Lycidas by John Milton
This poem features a really long speech by Peter, who holds the keys to Heaven and complains (rather loudly) about corruption in the church. To be fair, that probably was one of his pet peeves.
Lady Chatterley's Lover by D.H. Lawrence
Oliver Mellors writes a love letter to his beloved Connie: "My soul softly flaps in the little Pentecost flame with you, like the peace of f**king." What a charmer.
A Portrait of the Artist as a Young Man by James Joyce
When Stephen Dedalus is going through his religious phase (deciding whether or not to become a priest), his director tells him to pray to his patron saint, which is none other than St. Stephen himself.
Le Morte D'Arthur by Sir Thomas Malory
Every year on Pentecost, King Arthur's knights are supposed to take an oath of honor and goodness to uphold the virtuous knightly way of life. Pentecost seems like a good time for that.
The Winter's Tale by William Shakespeare
Paulina's name links her to St. Paul.
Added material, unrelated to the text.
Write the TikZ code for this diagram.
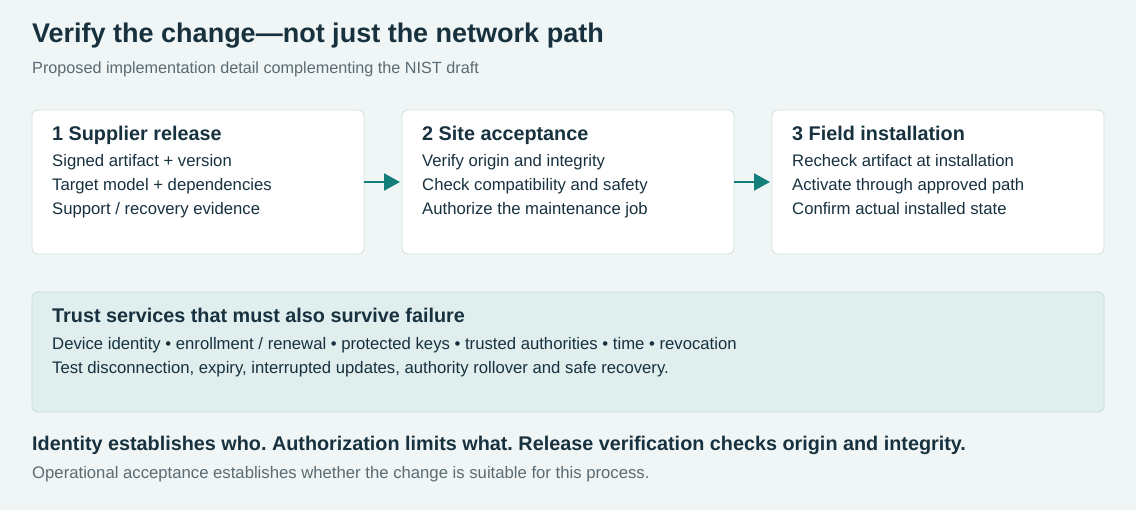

At the end of the play, the king's wife is even miraculously resurrected in her house. Paul would be proud.
Twenty Years After by Alexandre Dumas
In this sequel to The Three Musketeers, the Duc de Beaufort escapes from prison on Pentecost. He tells his jailor before the big prison break: "Now, what has Pentecost to do with me? Do you fear, say, that the Holy Ghost may come down in the form of fiery tongues and open the gates of my prison?" We wouldn't put it past the Holy Ghost.
I Put a Spell on You by Nina Simone
In her autobiography, the famous jazz singer said, "I sat struck dumb in my den like St. Paul on the road to Damascus," when she learned about the 16th Street Baptist Church bombing in Birmingham, Alabama.
The Twelve Apostles by Jacob and Wilhelm Grimm
In this fairy tale, Peter is the oldest of twelve brothers who realize that they've been born three hundred years before Jesus. Oops! With the help of an angel, the brothers are able to sleep soundly in a cave until Jesus comes. That's some smart thinking.